[Dataset records]
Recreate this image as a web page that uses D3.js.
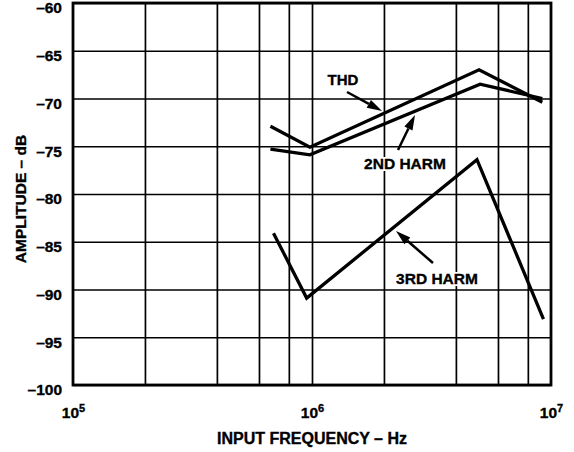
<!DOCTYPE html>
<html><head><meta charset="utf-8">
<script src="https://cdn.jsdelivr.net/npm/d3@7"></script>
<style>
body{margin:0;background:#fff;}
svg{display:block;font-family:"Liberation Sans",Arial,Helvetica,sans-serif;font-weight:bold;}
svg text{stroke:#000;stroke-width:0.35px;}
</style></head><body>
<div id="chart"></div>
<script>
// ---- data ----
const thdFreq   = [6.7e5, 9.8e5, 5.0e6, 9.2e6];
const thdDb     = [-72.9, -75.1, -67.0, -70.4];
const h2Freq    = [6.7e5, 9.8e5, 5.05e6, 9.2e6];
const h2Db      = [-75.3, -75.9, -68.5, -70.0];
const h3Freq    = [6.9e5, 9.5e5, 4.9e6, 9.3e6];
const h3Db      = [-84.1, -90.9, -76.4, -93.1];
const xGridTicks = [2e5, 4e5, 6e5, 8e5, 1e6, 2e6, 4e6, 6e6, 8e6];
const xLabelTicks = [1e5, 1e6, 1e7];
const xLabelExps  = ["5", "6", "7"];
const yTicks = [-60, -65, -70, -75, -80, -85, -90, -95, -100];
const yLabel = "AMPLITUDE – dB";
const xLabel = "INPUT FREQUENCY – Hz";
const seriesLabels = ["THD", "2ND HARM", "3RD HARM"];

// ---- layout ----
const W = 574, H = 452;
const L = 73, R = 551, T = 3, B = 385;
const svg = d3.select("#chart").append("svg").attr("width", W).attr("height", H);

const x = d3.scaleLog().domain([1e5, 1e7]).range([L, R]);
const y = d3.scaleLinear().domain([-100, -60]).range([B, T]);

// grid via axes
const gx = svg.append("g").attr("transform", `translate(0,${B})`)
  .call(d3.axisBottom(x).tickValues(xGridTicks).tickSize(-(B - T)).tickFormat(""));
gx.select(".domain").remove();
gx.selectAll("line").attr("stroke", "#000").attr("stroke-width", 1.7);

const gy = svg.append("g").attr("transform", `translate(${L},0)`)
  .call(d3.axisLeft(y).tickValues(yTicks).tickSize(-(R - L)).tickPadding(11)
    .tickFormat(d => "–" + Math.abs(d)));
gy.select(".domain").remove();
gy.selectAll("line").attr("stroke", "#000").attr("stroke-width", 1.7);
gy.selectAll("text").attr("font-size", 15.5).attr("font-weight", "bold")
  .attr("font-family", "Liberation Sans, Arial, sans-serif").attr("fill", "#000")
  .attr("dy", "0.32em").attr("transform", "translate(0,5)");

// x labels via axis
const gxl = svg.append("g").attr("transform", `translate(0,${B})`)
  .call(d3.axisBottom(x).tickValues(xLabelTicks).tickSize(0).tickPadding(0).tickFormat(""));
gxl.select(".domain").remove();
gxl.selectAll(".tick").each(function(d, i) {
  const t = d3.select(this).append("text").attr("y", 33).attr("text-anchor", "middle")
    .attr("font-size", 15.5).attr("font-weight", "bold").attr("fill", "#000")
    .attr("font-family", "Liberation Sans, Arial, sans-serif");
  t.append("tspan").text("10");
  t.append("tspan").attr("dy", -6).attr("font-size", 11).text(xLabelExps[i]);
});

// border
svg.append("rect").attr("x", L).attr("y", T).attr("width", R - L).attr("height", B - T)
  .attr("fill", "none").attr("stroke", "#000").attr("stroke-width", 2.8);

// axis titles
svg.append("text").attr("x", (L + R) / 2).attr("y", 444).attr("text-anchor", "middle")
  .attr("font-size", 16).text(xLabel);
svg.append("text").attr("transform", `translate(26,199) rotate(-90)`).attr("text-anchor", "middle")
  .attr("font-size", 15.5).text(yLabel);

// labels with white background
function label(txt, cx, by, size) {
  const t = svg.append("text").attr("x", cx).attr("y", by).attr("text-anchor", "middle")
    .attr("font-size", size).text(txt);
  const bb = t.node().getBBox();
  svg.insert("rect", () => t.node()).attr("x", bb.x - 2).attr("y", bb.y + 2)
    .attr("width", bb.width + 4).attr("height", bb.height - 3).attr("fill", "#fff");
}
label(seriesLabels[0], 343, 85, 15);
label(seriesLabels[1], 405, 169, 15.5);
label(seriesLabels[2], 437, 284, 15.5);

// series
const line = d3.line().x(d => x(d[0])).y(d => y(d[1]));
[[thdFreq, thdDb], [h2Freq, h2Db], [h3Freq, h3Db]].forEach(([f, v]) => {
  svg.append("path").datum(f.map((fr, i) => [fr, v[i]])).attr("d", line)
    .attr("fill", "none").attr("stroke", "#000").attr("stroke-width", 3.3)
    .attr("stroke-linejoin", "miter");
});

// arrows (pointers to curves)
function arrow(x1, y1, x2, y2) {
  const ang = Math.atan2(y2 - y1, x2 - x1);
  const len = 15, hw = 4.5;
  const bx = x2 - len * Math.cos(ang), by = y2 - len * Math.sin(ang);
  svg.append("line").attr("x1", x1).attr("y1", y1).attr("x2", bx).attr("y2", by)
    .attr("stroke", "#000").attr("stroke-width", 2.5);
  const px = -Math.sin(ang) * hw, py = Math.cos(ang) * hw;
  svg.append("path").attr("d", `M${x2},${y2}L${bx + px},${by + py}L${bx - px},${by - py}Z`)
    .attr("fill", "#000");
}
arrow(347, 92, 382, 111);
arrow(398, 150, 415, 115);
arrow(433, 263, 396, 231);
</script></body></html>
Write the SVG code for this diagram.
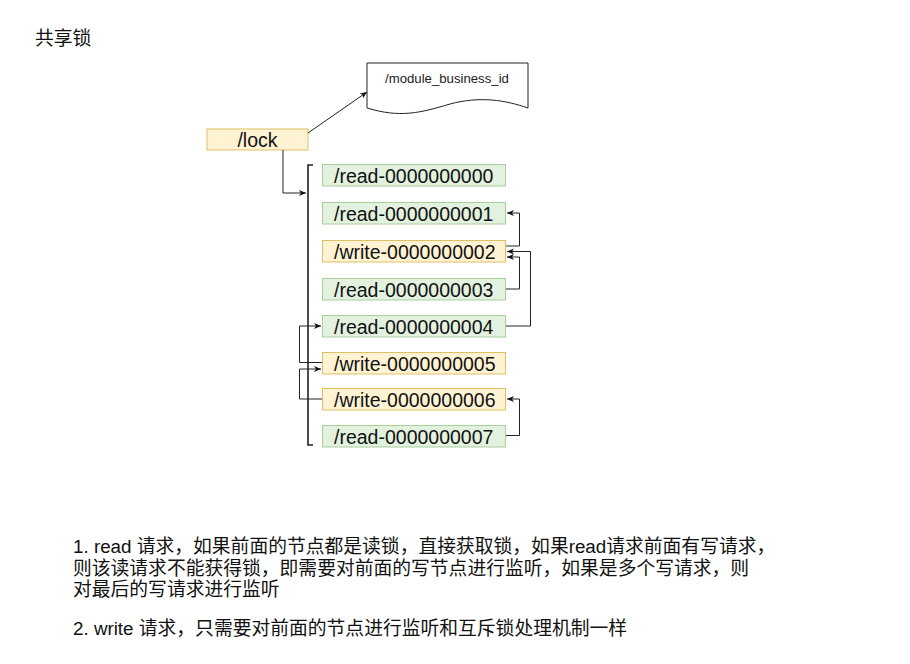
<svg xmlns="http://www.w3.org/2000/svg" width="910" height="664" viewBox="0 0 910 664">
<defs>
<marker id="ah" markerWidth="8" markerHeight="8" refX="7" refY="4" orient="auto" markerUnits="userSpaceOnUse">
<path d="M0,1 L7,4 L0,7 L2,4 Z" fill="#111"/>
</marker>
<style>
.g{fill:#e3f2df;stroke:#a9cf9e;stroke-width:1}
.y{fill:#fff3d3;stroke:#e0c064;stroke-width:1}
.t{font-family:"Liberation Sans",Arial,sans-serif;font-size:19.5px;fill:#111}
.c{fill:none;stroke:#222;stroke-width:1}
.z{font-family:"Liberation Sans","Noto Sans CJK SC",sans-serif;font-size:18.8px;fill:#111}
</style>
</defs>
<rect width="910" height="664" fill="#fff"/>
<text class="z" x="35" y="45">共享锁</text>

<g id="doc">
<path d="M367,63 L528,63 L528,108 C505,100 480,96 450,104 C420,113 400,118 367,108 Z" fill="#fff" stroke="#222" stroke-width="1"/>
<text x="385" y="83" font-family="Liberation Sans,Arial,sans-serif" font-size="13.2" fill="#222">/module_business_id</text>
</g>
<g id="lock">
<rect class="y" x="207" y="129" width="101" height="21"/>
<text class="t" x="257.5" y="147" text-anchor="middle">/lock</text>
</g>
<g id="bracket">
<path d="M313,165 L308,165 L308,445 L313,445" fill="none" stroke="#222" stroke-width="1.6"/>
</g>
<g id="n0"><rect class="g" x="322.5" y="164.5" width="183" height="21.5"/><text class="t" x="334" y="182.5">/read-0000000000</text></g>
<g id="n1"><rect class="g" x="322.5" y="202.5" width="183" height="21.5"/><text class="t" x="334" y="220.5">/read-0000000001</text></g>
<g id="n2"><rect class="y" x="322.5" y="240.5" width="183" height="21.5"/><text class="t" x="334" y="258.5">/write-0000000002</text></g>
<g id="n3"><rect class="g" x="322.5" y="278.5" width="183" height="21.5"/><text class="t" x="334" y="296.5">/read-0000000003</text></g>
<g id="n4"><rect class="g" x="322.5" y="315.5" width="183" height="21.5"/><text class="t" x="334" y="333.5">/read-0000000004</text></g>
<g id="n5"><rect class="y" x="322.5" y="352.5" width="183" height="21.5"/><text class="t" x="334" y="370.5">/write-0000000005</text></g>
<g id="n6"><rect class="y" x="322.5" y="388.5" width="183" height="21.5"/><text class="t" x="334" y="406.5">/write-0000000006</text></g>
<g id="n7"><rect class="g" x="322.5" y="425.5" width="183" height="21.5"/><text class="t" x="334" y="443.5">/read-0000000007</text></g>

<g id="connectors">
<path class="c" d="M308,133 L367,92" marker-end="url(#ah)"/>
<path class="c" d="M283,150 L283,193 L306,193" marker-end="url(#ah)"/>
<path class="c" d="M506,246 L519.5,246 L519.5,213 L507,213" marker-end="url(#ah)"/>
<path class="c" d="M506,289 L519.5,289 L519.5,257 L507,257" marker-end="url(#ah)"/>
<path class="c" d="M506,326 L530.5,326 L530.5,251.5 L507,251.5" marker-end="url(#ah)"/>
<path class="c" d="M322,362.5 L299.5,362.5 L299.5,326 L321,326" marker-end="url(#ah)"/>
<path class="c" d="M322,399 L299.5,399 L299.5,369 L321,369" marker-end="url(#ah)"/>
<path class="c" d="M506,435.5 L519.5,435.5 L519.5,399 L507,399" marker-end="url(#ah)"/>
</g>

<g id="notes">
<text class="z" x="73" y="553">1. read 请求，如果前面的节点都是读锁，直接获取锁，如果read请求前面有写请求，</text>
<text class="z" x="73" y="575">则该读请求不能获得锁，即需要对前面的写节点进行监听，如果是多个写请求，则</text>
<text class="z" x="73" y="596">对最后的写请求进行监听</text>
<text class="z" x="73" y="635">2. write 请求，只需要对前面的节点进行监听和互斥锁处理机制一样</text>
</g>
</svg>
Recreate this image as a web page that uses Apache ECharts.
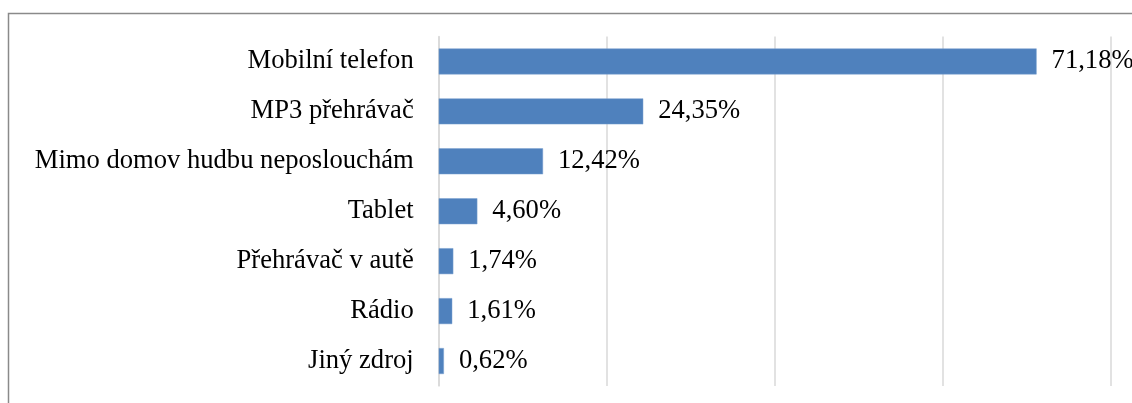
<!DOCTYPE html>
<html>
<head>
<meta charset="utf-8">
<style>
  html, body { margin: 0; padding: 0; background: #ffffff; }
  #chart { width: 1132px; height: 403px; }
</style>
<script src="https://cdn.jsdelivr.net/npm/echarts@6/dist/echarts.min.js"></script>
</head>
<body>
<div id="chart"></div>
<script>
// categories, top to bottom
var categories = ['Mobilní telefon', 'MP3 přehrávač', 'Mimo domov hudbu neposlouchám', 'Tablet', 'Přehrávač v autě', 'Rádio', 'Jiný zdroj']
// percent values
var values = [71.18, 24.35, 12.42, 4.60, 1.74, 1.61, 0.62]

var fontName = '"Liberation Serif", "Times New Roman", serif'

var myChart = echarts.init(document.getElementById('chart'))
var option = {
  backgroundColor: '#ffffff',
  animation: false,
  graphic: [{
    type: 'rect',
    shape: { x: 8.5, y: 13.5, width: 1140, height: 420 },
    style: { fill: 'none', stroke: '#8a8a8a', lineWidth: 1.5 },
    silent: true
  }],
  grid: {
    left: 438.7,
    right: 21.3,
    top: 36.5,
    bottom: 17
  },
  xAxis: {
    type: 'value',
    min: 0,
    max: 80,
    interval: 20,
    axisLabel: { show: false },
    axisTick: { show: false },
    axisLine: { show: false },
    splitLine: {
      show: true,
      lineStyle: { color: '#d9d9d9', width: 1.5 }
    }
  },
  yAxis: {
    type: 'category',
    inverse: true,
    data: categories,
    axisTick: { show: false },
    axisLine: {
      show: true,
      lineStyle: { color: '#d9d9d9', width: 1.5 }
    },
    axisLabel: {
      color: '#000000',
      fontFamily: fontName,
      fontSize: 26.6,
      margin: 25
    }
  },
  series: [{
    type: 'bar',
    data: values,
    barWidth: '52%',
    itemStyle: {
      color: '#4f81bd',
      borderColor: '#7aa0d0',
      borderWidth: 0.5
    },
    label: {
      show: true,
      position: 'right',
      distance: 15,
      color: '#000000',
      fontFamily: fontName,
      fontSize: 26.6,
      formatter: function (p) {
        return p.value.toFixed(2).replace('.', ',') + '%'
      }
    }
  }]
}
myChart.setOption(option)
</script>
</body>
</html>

**TASK INSTRUCTIONS**
Keep to the stretch from the line containing "Recreate this image as a web page that uses Apache" through the line containing "var values = [71.18, 24.35, 12.42, 4.60, 1.74, 1.61, 0.62]", both ends included, and copy it exactly from the listing above, minus the pictures.

**FINAL RESULT**
Recreate this image as a web page that uses Apache ECharts.
<!DOCTYPE html>
<html>
<head>
<meta charset="utf-8">
<style>
  html, body { margin: 0; padding: 0; background: #ffffff; }
  #chart { width: 1132px; height: 403px; }
</style>
<script src="https://cdn.jsdelivr.net/npm/echarts@6/dist/echarts.min.js"></script>
</head>
<body>
<div id="chart"></div>
<script>
// categories, top to bottom
var categories = ['Mobilní telefon', 'MP3 přehrávač', 'Mimo domov hudbu neposlouchám', 'Tablet', 'Přehrávač v autě', 'Rádio', 'Jiný zdroj']
// percent values
var values = [71.18, 24.35, 12.42, 4.60, 1.74, 1.61, 0.62]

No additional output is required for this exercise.